***** DATA

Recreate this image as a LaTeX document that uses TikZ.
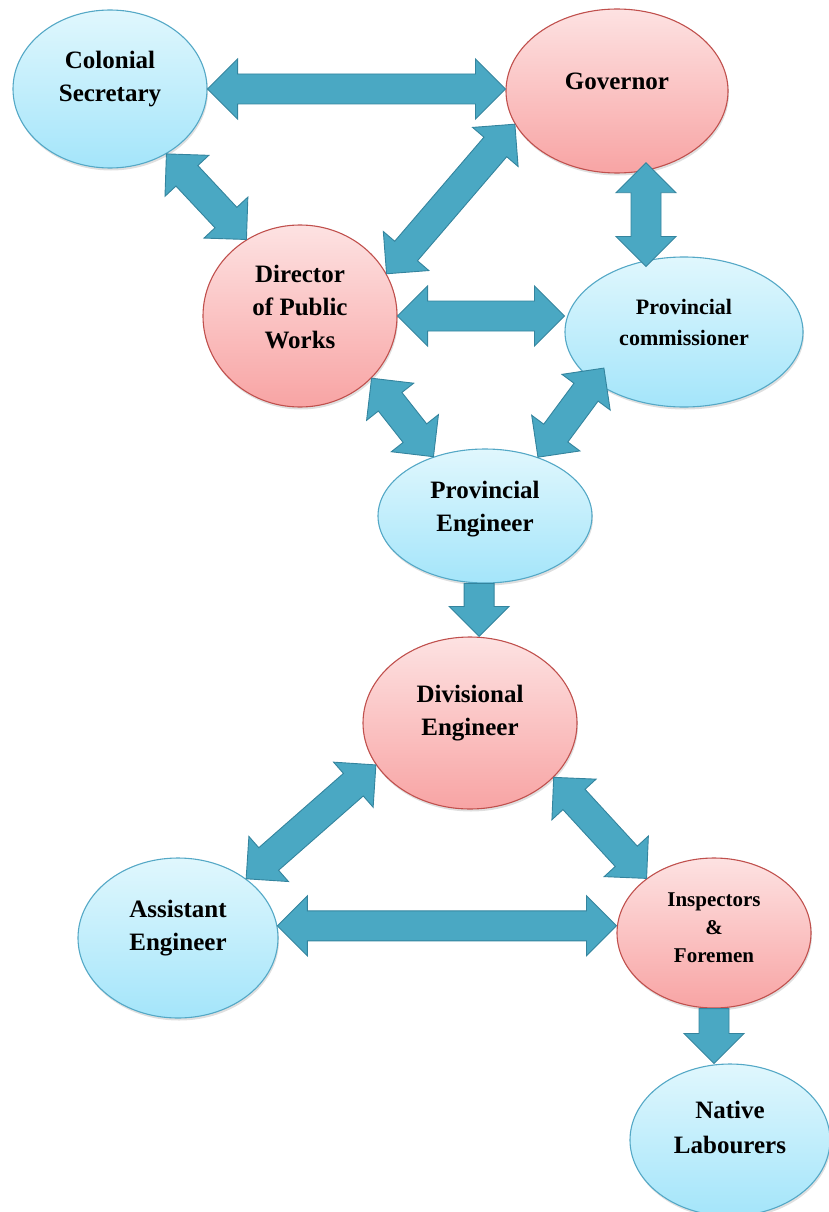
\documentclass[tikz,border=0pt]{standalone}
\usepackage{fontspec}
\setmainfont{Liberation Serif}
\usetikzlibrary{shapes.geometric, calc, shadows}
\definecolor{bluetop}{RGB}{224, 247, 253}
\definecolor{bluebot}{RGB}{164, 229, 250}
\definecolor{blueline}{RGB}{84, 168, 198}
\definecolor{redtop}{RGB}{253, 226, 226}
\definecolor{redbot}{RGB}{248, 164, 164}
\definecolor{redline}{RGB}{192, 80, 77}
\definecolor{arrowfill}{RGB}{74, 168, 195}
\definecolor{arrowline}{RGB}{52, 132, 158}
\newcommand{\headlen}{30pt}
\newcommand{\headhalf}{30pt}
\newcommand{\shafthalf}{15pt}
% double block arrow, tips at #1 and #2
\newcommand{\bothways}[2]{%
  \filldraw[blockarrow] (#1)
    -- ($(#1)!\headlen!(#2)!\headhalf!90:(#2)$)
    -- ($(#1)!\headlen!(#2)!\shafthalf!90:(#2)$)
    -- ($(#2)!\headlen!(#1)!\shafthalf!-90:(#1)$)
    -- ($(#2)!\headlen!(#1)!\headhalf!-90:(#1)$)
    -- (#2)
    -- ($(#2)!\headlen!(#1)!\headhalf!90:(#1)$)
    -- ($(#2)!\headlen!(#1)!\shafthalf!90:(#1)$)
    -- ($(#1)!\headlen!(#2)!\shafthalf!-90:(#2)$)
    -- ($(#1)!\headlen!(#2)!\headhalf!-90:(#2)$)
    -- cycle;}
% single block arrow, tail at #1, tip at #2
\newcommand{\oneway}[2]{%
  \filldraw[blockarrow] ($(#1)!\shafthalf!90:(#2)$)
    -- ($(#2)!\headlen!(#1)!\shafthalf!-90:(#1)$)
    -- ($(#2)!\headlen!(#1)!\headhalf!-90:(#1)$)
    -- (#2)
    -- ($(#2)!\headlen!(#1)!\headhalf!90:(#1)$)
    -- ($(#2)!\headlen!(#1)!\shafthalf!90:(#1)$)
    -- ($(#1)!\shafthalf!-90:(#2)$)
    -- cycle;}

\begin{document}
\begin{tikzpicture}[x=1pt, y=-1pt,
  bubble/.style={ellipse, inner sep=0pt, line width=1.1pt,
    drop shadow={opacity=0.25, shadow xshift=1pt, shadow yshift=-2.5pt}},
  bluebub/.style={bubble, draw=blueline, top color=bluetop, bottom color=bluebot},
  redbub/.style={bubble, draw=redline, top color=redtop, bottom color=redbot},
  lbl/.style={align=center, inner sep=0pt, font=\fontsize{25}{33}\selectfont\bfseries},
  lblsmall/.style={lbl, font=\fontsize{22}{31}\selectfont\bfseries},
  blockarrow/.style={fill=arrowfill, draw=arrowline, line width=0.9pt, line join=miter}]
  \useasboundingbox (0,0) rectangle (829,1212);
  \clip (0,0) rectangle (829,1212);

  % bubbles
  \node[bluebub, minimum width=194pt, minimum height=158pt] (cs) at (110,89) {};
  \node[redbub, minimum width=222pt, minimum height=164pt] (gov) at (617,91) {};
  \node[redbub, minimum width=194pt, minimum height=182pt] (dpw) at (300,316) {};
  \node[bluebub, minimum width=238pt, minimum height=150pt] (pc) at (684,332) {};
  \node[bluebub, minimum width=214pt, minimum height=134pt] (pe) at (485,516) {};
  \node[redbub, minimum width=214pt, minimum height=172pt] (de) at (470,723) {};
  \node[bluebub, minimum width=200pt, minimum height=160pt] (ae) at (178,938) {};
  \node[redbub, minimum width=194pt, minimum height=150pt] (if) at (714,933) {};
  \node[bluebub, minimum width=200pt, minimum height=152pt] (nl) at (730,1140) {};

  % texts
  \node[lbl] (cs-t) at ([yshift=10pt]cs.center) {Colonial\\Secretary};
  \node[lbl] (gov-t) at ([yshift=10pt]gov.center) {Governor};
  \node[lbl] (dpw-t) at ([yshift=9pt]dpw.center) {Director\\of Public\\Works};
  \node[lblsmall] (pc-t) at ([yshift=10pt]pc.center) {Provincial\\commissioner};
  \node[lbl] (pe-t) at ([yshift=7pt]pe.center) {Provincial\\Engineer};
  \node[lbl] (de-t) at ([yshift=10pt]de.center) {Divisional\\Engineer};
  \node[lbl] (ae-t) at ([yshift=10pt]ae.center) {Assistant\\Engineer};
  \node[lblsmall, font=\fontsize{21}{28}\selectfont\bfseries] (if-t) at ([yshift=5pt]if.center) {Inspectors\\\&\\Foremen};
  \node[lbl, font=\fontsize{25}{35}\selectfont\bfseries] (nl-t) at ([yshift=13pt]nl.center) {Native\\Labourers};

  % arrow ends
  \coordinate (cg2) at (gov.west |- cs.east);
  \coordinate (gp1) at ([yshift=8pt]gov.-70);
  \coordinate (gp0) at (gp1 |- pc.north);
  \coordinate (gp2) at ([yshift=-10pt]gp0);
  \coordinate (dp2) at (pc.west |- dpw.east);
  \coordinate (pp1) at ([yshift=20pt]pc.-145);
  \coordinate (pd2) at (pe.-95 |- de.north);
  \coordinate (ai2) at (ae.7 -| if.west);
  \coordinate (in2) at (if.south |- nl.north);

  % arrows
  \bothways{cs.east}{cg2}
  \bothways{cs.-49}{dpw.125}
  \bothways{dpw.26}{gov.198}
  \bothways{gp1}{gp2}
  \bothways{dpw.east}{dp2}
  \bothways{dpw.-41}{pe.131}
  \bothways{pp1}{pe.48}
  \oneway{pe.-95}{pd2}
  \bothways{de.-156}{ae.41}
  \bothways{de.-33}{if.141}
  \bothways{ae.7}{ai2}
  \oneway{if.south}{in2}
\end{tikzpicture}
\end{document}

**********

Write out the listing above exactly as it stands, pictures excluded.

Recreate this image as a LaTeX document that uses TikZ.
\documentclass[tikz,border=0pt]{standalone}
\usepackage{fontspec}
\setmainfont{Liberation Serif}
\usetikzlibrary{shapes.geometric, calc, shadows}
\definecolor{bluetop}{RGB}{224, 247, 253}
\definecolor{bluebot}{RGB}{164, 229, 250}
\definecolor{blueline}{RGB}{84, 168, 198}
\definecolor{redtop}{RGB}{253, 226, 226}
\definecolor{redbot}{RGB}{248, 164, 164}
\definecolor{redline}{RGB}{192, 80, 77}
\definecolor{arrowfill}{RGB}{74, 168, 195}
\definecolor{arrowline}{RGB}{52, 132, 158}
\newcommand{\headlen}{30pt}
\newcommand{\headhalf}{30pt}
\newcommand{\shafthalf}{15pt}
% double block arrow, tips at #1 and #2
\newcommand{\bothways}[2]{%
  \filldraw[blockarrow] (#1)
    -- ($(#1)!\headlen!(#2)!\headhalf!90:(#2)$)
    -- ($(#1)!\headlen!(#2)!\shafthalf!90:(#2)$)
    -- ($(#2)!\headlen!(#1)!\shafthalf!-90:(#1)$)
    -- ($(#2)!\headlen!(#1)!\headhalf!-90:(#1)$)
    -- (#2)
    -- ($(#2)!\headlen!(#1)!\headhalf!90:(#1)$)
    -- ($(#2)!\headlen!(#1)!\shafthalf!90:(#1)$)
    -- ($(#1)!\headlen!(#2)!\shafthalf!-90:(#2)$)
    -- ($(#1)!\headlen!(#2)!\headhalf!-90:(#2)$)
    -- cycle;}
% single block arrow, tail at #1, tip at #2
\newcommand{\oneway}[2]{%
  \filldraw[blockarrow] ($(#1)!\shafthalf!90:(#2)$)
    -- ($(#2)!\headlen!(#1)!\shafthalf!-90:(#1)$)
    -- ($(#2)!\headlen!(#1)!\headhalf!-90:(#1)$)
    -- (#2)
    -- ($(#2)!\headlen!(#1)!\headhalf!90:(#1)$)
    -- ($(#2)!\headlen!(#1)!\shafthalf!90:(#1)$)
    -- ($(#1)!\shafthalf!-90:(#2)$)
    -- cycle;}

\begin{document}
\begin{tikzpicture}[x=1pt, y=-1pt,
  bubble/.style={ellipse, inner sep=0pt, line width=1.1pt,
    drop shadow={opacity=0.25, shadow xshift=1pt, shadow yshift=-2.5pt}},
  bluebub/.style={bubble, draw=blueline, top color=bluetop, bottom color=bluebot},
  redbub/.style={bubble, draw=redline, top color=redtop, bottom color=redbot},
  lbl/.style={align=center, inner sep=0pt, font=\fontsize{25}{33}\selectfont\bfseries},
  lblsmall/.style={lbl, font=\fontsize{22}{31}\selectfont\bfseries},
  blockarrow/.style={fill=arrowfill, draw=arrowline, line width=0.9pt, line join=miter}]
  \useasboundingbox (0,0) rectangle (829,1212);
  \clip (0,0) rectangle (829,1212);

  % bubbles
  \node[bluebub, minimum width=194pt, minimum height=158pt] (cs) at (110,89) {};
  \node[redbub, minimum width=222pt, minimum height=164pt] (gov) at (617,91) {};
  \node[redbub, minimum width=194pt, minimum height=182pt] (dpw) at (300,316) {};
  \node[bluebub, minimum width=238pt, minimum height=150pt] (pc) at (684,332) {};
  \node[bluebub, minimum width=214pt, minimum height=134pt] (pe) at (485,516) {};
  \node[redbub, minimum width=214pt, minimum height=172pt] (de) at (470,723) {};
  \node[bluebub, minimum width=200pt, minimum height=160pt] (ae) at (178,938) {};
  \node[redbub, minimum width=194pt, minimum height=150pt] (if) at (714,933) {};
  \node[bluebub, minimum width=200pt, minimum height=152pt] (nl) at (730,1140) {};

  % texts
  \node[lbl] (cs-t) at ([yshift=10pt]cs.center) {Colonial\\Secretary};
  \node[lbl] (gov-t) at ([yshift=10pt]gov.center) {Governor};
  \node[lbl] (dpw-t) at ([yshift=9pt]dpw.center) {Director\\of Public\\Works};
  \node[lblsmall] (pc-t) at ([yshift=10pt]pc.center) {Provincial\\commissioner};
  \node[lbl] (pe-t) at ([yshift=7pt]pe.center) {Provincial\\Engineer};
  \node[lbl] (de-t) at ([yshift=10pt]de.center) {Divisional\\Engineer};
  \node[lbl] (ae-t) at ([yshift=10pt]ae.center) {Assistant\\Engineer};
  \node[lblsmall, font=\fontsize{21}{28}\selectfont\bfseries] (if-t) at ([yshift=5pt]if.center) {Inspectors\\\&\\Foremen};
  \node[lbl, font=\fontsize{25}{35}\selectfont\bfseries] (nl-t) at ([yshift=13pt]nl.center) {Native\\Labourers};

  % arrow ends
  \coordinate (cg2) at (gov.west |- cs.east);
  \coordinate (gp1) at ([yshift=8pt]gov.-70);
  \coordinate (gp0) at (gp1 |- pc.north);
  \coordinate (gp2) at ([yshift=-10pt]gp0);
  \coordinate (dp2) at (pc.west |- dpw.east);
  \coordinate (pp1) at ([yshift=20pt]pc.-145);
  \coordinate (pd2) at (pe.-95 |- de.north);
  \coordinate (ai2) at (ae.7 -| if.west);
  \coordinate (in2) at (if.south |- nl.north);

  % arrows
  \bothways{cs.east}{cg2}
  \bothways{cs.-49}{dpw.125}
  \bothways{dpw.26}{gov.198}
  \bothways{gp1}{gp2}
  \bothways{dpw.east}{dp2}
  \bothways{dpw.-41}{pe.131}
  \bothways{pp1}{pe.48}
  \oneway{pe.-95}{pd2}
  \bothways{de.-156}{ae.41}
  \bothways{de.-33}{if.141}
  \bothways{ae.7}{ai2}
  \oneway{if.south}{in2}
\end{tikzpicture}
\end{document}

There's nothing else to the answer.